▸ **Task objective**
Would you quote every entry exactly, dropping only the pictures?
Start of Data
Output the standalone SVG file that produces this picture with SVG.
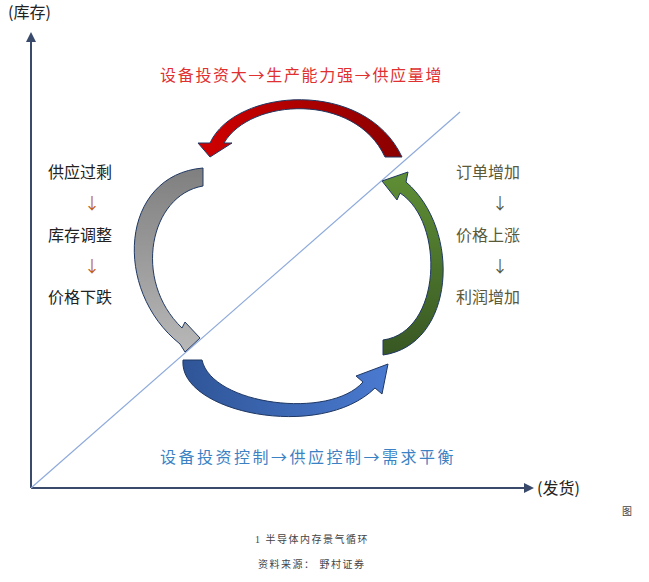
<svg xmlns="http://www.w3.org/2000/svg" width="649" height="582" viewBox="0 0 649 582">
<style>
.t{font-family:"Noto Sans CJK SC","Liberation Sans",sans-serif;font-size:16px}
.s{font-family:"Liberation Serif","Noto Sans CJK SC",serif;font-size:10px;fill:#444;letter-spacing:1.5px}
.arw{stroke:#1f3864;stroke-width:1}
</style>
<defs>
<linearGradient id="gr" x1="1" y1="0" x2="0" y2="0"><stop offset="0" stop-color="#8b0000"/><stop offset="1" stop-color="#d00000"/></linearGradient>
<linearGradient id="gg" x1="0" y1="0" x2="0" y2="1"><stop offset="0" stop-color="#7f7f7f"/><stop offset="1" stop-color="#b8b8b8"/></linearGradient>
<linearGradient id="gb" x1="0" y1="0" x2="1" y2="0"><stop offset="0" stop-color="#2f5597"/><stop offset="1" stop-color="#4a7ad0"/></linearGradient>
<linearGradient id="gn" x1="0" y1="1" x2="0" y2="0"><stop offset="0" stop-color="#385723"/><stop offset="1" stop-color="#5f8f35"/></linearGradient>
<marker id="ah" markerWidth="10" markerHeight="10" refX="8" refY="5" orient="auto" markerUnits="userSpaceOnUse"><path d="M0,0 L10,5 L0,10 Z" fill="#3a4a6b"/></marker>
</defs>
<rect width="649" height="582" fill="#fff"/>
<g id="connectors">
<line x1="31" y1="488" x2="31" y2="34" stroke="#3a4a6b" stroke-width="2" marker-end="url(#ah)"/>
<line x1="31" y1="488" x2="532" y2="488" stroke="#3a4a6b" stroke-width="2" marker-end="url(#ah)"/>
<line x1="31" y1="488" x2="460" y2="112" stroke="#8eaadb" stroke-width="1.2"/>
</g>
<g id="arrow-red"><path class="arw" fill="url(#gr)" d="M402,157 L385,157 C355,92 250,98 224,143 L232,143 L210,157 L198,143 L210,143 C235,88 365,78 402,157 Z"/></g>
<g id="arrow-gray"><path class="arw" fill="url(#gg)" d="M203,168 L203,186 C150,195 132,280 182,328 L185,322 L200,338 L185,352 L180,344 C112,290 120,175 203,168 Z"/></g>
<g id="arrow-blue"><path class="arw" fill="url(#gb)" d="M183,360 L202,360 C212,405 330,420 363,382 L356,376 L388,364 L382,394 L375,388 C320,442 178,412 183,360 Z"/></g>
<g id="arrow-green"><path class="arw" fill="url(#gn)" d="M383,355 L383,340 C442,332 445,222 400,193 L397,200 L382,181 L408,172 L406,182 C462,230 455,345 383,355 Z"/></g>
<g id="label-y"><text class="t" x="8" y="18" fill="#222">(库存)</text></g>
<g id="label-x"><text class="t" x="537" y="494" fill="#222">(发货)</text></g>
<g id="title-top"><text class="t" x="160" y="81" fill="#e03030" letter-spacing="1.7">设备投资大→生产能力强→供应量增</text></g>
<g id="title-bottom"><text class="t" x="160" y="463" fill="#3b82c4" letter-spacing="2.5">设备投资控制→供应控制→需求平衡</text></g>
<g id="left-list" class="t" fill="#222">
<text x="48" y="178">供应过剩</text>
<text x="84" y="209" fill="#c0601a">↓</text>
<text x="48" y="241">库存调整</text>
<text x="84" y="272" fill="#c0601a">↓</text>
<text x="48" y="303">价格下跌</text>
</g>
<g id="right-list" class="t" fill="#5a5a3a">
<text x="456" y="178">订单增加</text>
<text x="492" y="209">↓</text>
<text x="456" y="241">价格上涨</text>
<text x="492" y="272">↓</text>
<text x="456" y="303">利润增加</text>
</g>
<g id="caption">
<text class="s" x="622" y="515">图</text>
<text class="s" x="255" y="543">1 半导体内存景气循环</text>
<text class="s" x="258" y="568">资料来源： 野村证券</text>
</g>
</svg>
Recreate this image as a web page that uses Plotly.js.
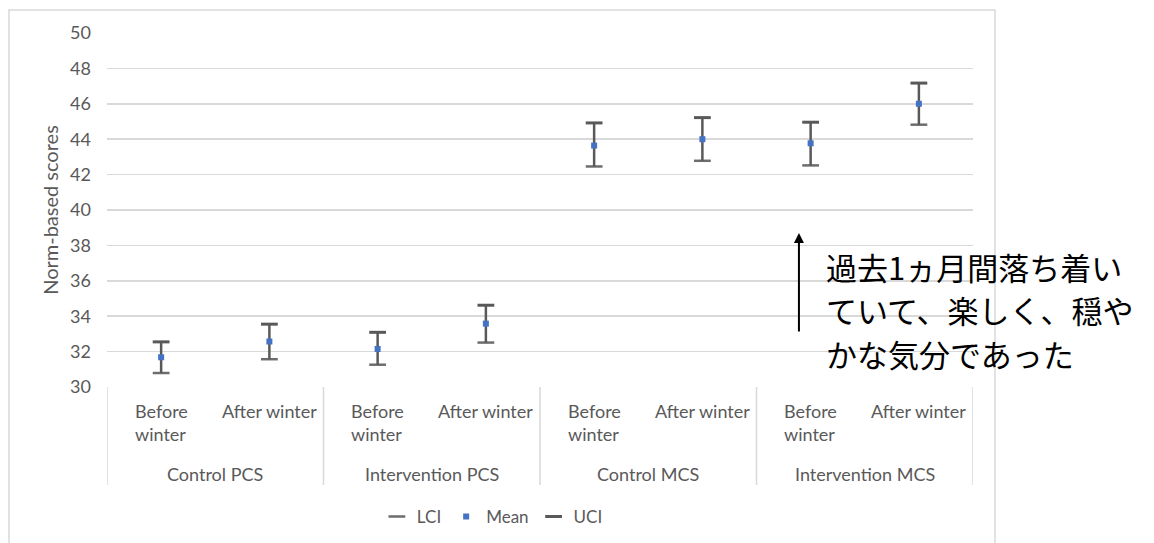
End of Data
▸ **Answer for this exercise**
Output the standalone SVG file that produces this picture with SVG.
<svg xmlns="http://www.w3.org/2000/svg" width="649" height="582" viewBox="0 0 649 582">
<style>
.t{font-family:"Noto Sans CJK SC","Liberation Sans",sans-serif;font-size:16px}
.s{font-family:"Liberation Serif","Noto Sans CJK SC",serif;font-size:10px;fill:#444;letter-spacing:1.5px}
.arw{stroke:#1f3864;stroke-width:1}
</style>
<defs>
<linearGradient id="gr" x1="1" y1="0" x2="0" y2="0"><stop offset="0" stop-color="#8b0000"/><stop offset="1" stop-color="#d00000"/></linearGradient>
<linearGradient id="gg" x1="0" y1="0" x2="0" y2="1"><stop offset="0" stop-color="#7f7f7f"/><stop offset="1" stop-color="#b8b8b8"/></linearGradient>
<linearGradient id="gb" x1="0" y1="0" x2="1" y2="0"><stop offset="0" stop-color="#2f5597"/><stop offset="1" stop-color="#4a7ad0"/></linearGradient>
<linearGradient id="gn" x1="0" y1="1" x2="0" y2="0"><stop offset="0" stop-color="#385723"/><stop offset="1" stop-color="#5f8f35"/></linearGradient>
<marker id="ah" markerWidth="10" markerHeight="10" refX="8" refY="5" orient="auto" markerUnits="userSpaceOnUse"><path d="M0,0 L10,5 L0,10 Z" fill="#3a4a6b"/></marker>
</defs>
<rect width="649" height="582" fill="#fff"/>
<g id="connectors">
<line x1="31" y1="488" x2="31" y2="34" stroke="#3a4a6b" stroke-width="2" marker-end="url(#ah)"/>
<line x1="31" y1="488" x2="532" y2="488" stroke="#3a4a6b" stroke-width="2" marker-end="url(#ah)"/>
<line x1="31" y1="488" x2="460" y2="112" stroke="#8eaadb" stroke-width="1.2"/>
</g>
<g id="arrow-red"><path class="arw" fill="url(#gr)" d="M402,157 L385,157 C355,92 250,98 224,143 L232,143 L210,157 L198,143 L210,143 C235,88 365,78 402,157 Z"/></g>
<g id="arrow-gray"><path class="arw" fill="url(#gg)" d="M203,168 L203,186 C150,195 132,280 182,328 L185,322 L200,338 L185,352 L180,344 C112,290 120,175 203,168 Z"/></g>
<g id="arrow-blue"><path class="arw" fill="url(#gb)" d="M183,360 L202,360 C212,405 330,420 363,382 L356,376 L388,364 L382,394 L375,388 C320,442 178,412 183,360 Z"/></g>
<g id="arrow-green"><path class="arw" fill="url(#gn)" d="M383,355 L383,340 C442,332 445,222 400,193 L397,200 L382,181 L408,172 L406,182 C462,230 455,345 383,355 Z"/></g>
<g id="label-y"><text class="t" x="8" y="18" fill="#222">(库存)</text></g>
<g id="label-x"><text class="t" x="537" y="494" fill="#222">(发货)</text></g>
<g id="title-top"><text class="t" x="160" y="81" fill="#e03030" letter-spacing="1.7">设备投资大→生产能力强→供应量增</text></g>
<g id="title-bottom"><text class="t" x="160" y="463" fill="#3b82c4" letter-spacing="2.5">设备投资控制→供应控制→需求平衡</text></g>
<g id="left-list" class="t" fill="#222">
<text x="48" y="178">供应过剩</text>
<text x="84" y="209" fill="#c0601a">↓</text>
<text x="48" y="241">库存调整</text>
<text x="84" y="272" fill="#c0601a">↓</text>
<text x="48" y="303">价格下跌</text>
</g>
<g id="right-list" class="t" fill="#5a5a3a">
<text x="456" y="178">订单增加</text>
<text x="492" y="209">↓</text>
<text x="456" y="241">价格上涨</text>
<text x="492" y="272">↓</text>
<text x="456" y="303">利润增加</text>
</g>
<g id="caption">
<text class="s" x="622" y="515">图</text>
<text class="s" x="255" y="543">1 半导体内存景气循环</text>
<text class="s" x="258" y="568">资料来源： 野村证券</text>
</g>
</svg>
Recreate this image as a web page that uses Plotly.js.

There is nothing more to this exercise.